Monday, April 18, 2022

Local Expansion: Three Falls Cider debuts at popular Castile mill
Three Falls Cider owners Dan and Pam Chasey, center, are joined by relatives, employees, and President Scott Gardner of the Wyoming County Chamber of Commerce during a ribbon cutting ceremony Saturday in Castile. The expansion has been years in the making.

The Castile Cider Mill is well-known for its sweet cider. But store the popular drink longer and it becomes a different beverage with an appeal all its own.

Owners Dan and Pam Chasey debuted their new business Saturday at the mill on 29 East Park Rd. Three Falls Cider features a variety of hard ciders they’re now producing year-round at the operation they’ve owned since 2008.

“As the business grew, we thought about different things we could do with it,” Dan, 61, said shortly before the ribbon cutting. “Eventually we decided hard cider would be a good fit. We have a lot of good equipment on the sweet cider end we could use for hard cider and the building’s pretty big. Basically we were only using a quarter of it at the time.”

The story and transition as told by co-owner Dan Chasey to videographer Mark Gurman from the Daily News:


Three Falls Cider is located in the building’s rear portion. It includes newly-built tasting room featuring taps, a bar and tables.

Behind them — and beyond the general public’s view — is a row of tanks producing flavors such as segahunda, bourbon barrel farmhouse, hogsback dry-hopped and timber rattler.

Each has been developed carefully and it’s not as easy as people might assume — a good hard cider isn’t nearly same thing as simply letting a sweet cider age.

Dan Chasey took numerous classes through the Cornell Cooperative Extension to learn the chemistry involved in producing hard cider, along with the old-style heirloom varieties that make the best product.

He said the older varieties — some developed specifically for hard ciders — are better than the sweet cider “dessert apples.”

“That kind of set ourselves up and that was four or five years ago,” Chasey said. “Everything’s come to fruition now. We got our license last August and started fermenting our first vintages over the winter. Right now we have nine ciders and we’ll probably bring on another one.”

Each involves different yeasts and apples to create ciders ranging from semi-sweet to semi-dry. The Chaseys try to stay away from lots of sugar and flavorings, in order to bring out the essence of the apples they’re using, as with traditional hard ciders.

Northern Spy is one their more-common base apples used in hard ciders. Harrison is another variety — it was once commonly used in New Jersey’s hard cider industry, which was sizable and significant about 120 years ago.
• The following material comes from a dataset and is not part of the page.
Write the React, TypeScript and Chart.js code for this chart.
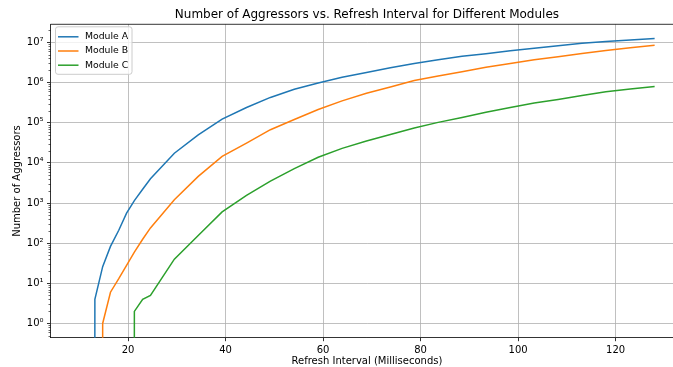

“Right now with our processes and the yeasts we’re using, and the apples, there’s a few that you could essentially with a month or month-and-a-half,” Chasey said. “But really for blending and different ciders, you want to have I would say two or three months of aging on them. After that, a lot of apple characteristics are there in the cider.”

They develop the cider recipes on paper at first. Then comes testing a small batch, including measuring acid levels, taking hydrometer readings, and gauging the amount of solids present every few days throughout the fermentation process.

“A big thing is, you have a lot of off-flavors that can get in your cider if you let the acid start to drop, once it gets too basic,” Chasey said.

It typically takes about 60 bushels to fill one of the mill’s 1,000 liter tanks, he said. Beyond adding the cider, the operation is also bringing in a mobile canning unit and plans to add a deck this summer.

And not to worry — when autumn arrives, the mill will still offer its sweet cider and related products as traditional.

“It will be quite hectic,” Chasey said, laughing a bit. “We will see how the season plays out.”

Hard cider was at one point the nation’s drink of choice, he said. Three Falls Cider intends to help rekindle and maintain that tradition.

What’s the best part?

“I think in the beginning it’s just getting the different apples and putting them together in different combinations, because you’re always looking for something that somebody else may not be onto yet,” Chasey said.

Three Falls Cider is open noon to 6 p.m. Fridays, Saturdays and Sundays. The Chaseys are hoping to add an additional day and hour of operation during the summer.